Figure scripts =>
════════════════════

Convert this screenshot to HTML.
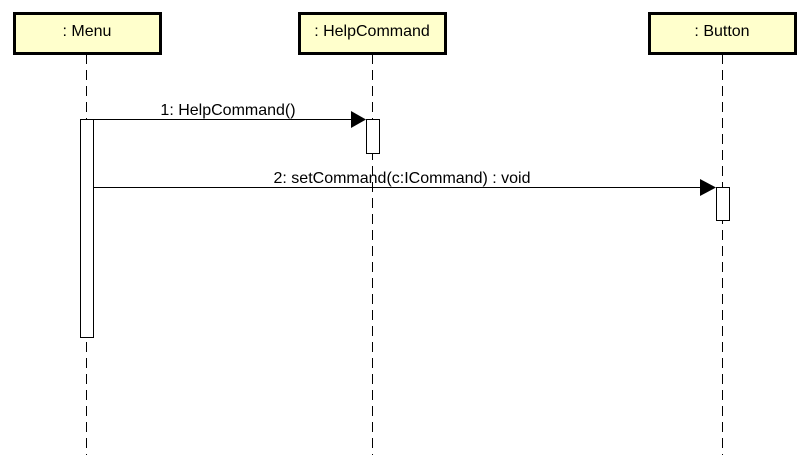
<!DOCTYPE html>
<html><head><style>body{margin:0;background:#fff}</style></head><body>
<svg width="809" height="466" xmlns="http://www.w3.org/2000/svg" font-family="Liberation Sans, Arial, sans-serif" font-size="16">
<rect width="809" height="466" fill="#fff"/>
<g stroke="#000" stroke-width="1" stroke-dasharray="10,6">
<line x1="86.5" y1="54" x2="86.5" y2="455"/>
<line x1="372.5" y1="54" x2="372.5" y2="455"/>
<line x1="722.5" y1="54" x2="722.5" y2="455"/>
</g>
<g fill="#ffffcc" stroke="#000" stroke-width="3">
<rect x="14.5" y="13.5" width="146" height="40"/>
<rect x="299.5" y="13.5" width="146" height="40"/>
<rect x="649.5" y="13.5" width="146" height="40"/>
</g>
<g text-anchor="middle" fill="#000">
<text x="87" y="36">: Menu</text>
<text x="372" y="36">: HelpCommand</text>
<text x="722" y="36">: Button</text>
</g>
<g fill="#fff" stroke="#000" stroke-width="1">
<rect x="80.5" y="119.5" width="13" height="218"/>
<rect x="366.5" y="119.5" width="13" height="34"/>
<rect x="716.5" y="187.5" width="13" height="33"/>
</g>
<line x1="93" y1="119.5" x2="352" y2="119.5" stroke="#000"/>
<polygon points="351,111 366,119.5 351,128" fill="#000"/>
<text x="228" y="115" text-anchor="middle">1: HelpCommand()</text>
<line x1="93" y1="187.5" x2="701" y2="187.5" stroke="#000"/>
<polygon points="700,179 716,187.5 700,196" fill="#000"/>
<text x="402" y="183" text-anchor="middle">2: setCommand(c:ICommand) : void</text>
</svg>
</body></html>
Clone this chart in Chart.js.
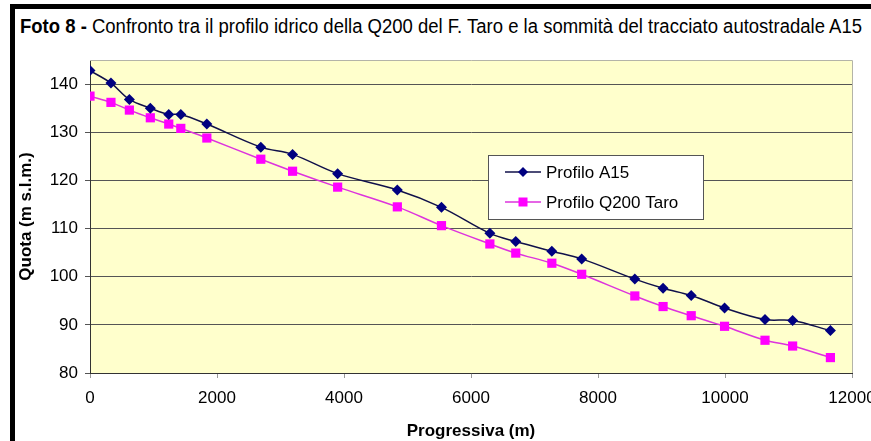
<!DOCTYPE html>
<html><head><meta charset="utf-8">
<script src="https://cdn.jsdelivr.net/npm/chart.js@4/dist/chart.umd.min.js"></script>
<style>
html,body{margin:0;padding:0;background:#fff;}
body{width:871px;height:441px;position:relative;overflow:hidden;font-family:"Liberation Sans",Arial,sans-serif;}
#frameTop{position:absolute;left:10px;top:4px;width:861px;height:5px;background:#000;}
#frameLeft{position:absolute;left:10px;top:4px;width:5px;height:437px;background:#000;}
#title{position:absolute;left:20px;top:16px;font-size:20px;line-height:20px;white-space:nowrap;transform-origin:0 0;color:#000;}
#c{position:absolute;left:0;top:0;}
</style></head>
<body>
<div id="frameTop"></div><div id="frameLeft"></div>
<div id="title"><b>Foto 8 -</b> Confronto tra il profilo idrico della Q200 del F. Taro e la sommità del tracciato autostradale A15</div>
<canvas id="c" width="871" height="441"></canvas>
<script>
const progressiva = [0,330,620,950,1240,1430,1840,2690,3190,3900,4840,5535,6297,6705,7273,7743,8580,9025,9468,9993,10630,11065,11660];
const profiloA15  = [142.8,140.2,136.8,135.0,133.7,133.7,131.7,126.9,125.4,121.4,118.0,114.4,109.0,107.3,105.3,103.7,99.5,97.6,96.1,93.5,91.1,90.9,88.8];
const profiloQ200 = [137.5,136.2,134.6,133.0,131.7,130.8,128.8,124.4,121.9,118.6,114.5,110.6,106.8,104.9,102.8,100.5,96.0,93.8,91.9,89.7,86.8,85.6,83.2];
const xTicks = [0,2000,4000,6000,8000,10000,12000];
const yTicks = [80,90,100,110,120,130,140];
const seriesNames = ["Profilo A15","Profilo Q200 Taro"];

// fit title width
(function(){
  const t = document.getElementById('title');
  const w = t.getBoundingClientRect().width;
  t.style.transform = 'scaleX(' + (842 / w) + ')';
})();

const lineA = '#10104a', markA = '#000080';
const lineQ = '#dd33dd', markQ = '#ff00ff';

const bgPlugin = {
  id: 'bg',
  beforeDraw(chart) {
    const {ctx, chartArea: a} = chart;
    ctx.save();
    ctx.fillStyle = '#ffffcc';
    ctx.fillRect(a.left, a.top, a.right - a.left, a.bottom - a.top);
    ctx.restore();
  },
  beforeDatasetsDraw(chart) {
    const {ctx, chartArea: a} = chart;
    ctx.save();
    ctx.strokeStyle = '#b4b4a8';
    ctx.lineWidth = 1;
    ctx.beginPath();
    ctx.moveTo(a.left, a.top + 0.5); ctx.lineTo(a.right + 0.5, a.top + 0.5);
    ctx.lineTo(a.right + 0.5, a.bottom);
    ctx.stroke();
    ctx.restore();
  }
};

const legendPlugin = {
  id: 'boxLegend',
  afterDraw(chart) {
    const ctx = chart.ctx;
    const bx = 488.5, by = 155.5, bw = 215, bh = 64;
    ctx.save();
    ctx.fillStyle = '#fff';
    ctx.fillRect(bx, by, bw, bh);
    ctx.strokeStyle = '#555';
    ctx.lineWidth = 1;
    ctx.strokeRect(bx, by, bw, bh);
    const rows = [172, 202];
    chart.data.datasets.forEach((ds, i) => {
      const y = rows[i];
      ctx.strokeStyle = ds.borderColor;
      ctx.lineWidth = 1.5;
      ctx.beginPath(); ctx.moveTo(505, y); ctx.lineTo(541, y); ctx.stroke();
      ctx.fillStyle = ds.pointBackgroundColor;
      ctx.beginPath();
      if (i === 0) {
        const r = 5;
        ctx.moveTo(523, y - r); ctx.lineTo(523 + r, y); ctx.lineTo(523, y + r); ctx.lineTo(523 - r, y); ctx.closePath();
      } else {
        ctx.rect(523 - 4.5, y - 4.5, 9, 9);
      }
      ctx.fill();
      ctx.fillStyle = '#000';
      ctx.font = '17px "Liberation Sans", Arial, sans-serif';
      ctx.textBaseline = 'middle';
      ctx.textAlign = 'left';
      ctx.fillText(ds.label, 546, y + 1);
    });
    ctx.restore();
  }
};

const noPad = s => { s.paddingLeft = 0; s.paddingRight = 0; s.paddingTop = 0; s.paddingBottom = 0; };

new Chart(document.getElementById('c'), {
  type: 'line',
  data: {
    datasets: [
      { label: seriesNames[0], data: progressiva.map((x, i) => ({x, y: profiloA15[i]})),
        borderColor: lineA, borderWidth: 1.5, pointStyle: 'rectRot', pointRadius: 5.5,
        pointBackgroundColor: markA, pointBorderColor: markA, pointBorderWidth: 0, tension: 0.35 },
      { label: seriesNames[1], data: progressiva.map((x, i) => ({x, y: profiloQ200[i]})),
        borderColor: lineQ, borderWidth: 1.5, pointStyle: 'rect', pointRadius: 6.5,
        pointBackgroundColor: markQ, pointBorderColor: markQ, pointBorderWidth: 0, tension: 0.35 }
    ]
  },
  options: {
    responsive: false,
    animation: false,
    devicePixelRatio: 1,
    layout: { padding: { left: 0, top: 60, right: 19, bottom: 0 } },
    plugins: { legend: { display: false }, tooltip: { enabled: false } },
    scales: {
      x: {
        type: 'linear', min: 0, max: 12000,
        afterBuildTicks: s => { s.ticks = xTicks.map(v => ({value: v})); },
        afterFit: s => { s.height = 68; noPad(s); },
        grid: { drawOnChartArea: false, drawTicks: true, tickLength: 5, color: '#999' },
        border: { display: true, color: '#333', width: 1 },
        ticks: { color: '#000', padding: 10, maxRotation: 0, autoSkip: false,
          font: { family: '"Liberation Sans", Arial, sans-serif', size: 17 },
          callback: v => String(v) },
        title: { display: true, text: 'Progressiva (m)', color: '#000',
          font: { family: '"Liberation Sans", Arial, sans-serif', size: 17, weight: 'bold', lineHeight: 1 },
          padding: { top: 0, bottom: 1 } }
      },
      y: {
        type: 'linear', min: 80, max: 145,
        afterBuildTicks: s => { s.ticks = yTicks.map(v => ({value: v})); },
        afterFit: s => { s.width = 90; noPad(s); },
        grid: { drawTicks: true, tickLength: 5, color: '#555' },
        border: { display: true, color: '#333', width: 1 },
        ticks: { color: '#000', padding: 7, autoSkip: false,
          font: { family: '"Liberation Sans", Arial, sans-serif', size: 17 } },
        title: { display: true, text: 'Quota (m s.l.m.)', color: '#000',
          font: { family: '"Liberation Sans", Arial, sans-serif', size: 17, weight: 'bold', lineHeight: 1 },
          padding: { top: 18, bottom: 0 } }
      }
    }
  },
  plugins: [bgPlugin, legendPlugin]
});
</script>
</body></html>
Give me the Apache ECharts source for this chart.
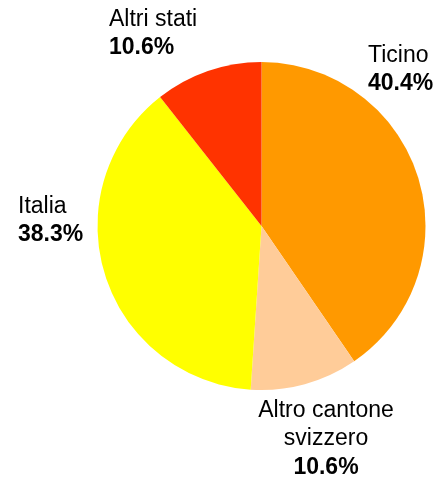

════════════════════

YOUR OBJECTIVE => Pick out the lines containing the word "this" and show them.

RESPONSE TO THE EXERCISE =>
Convert this screenshot to HTML.
Clone this chart in Chart.js.
Give me the Apache ECharts source for this chart.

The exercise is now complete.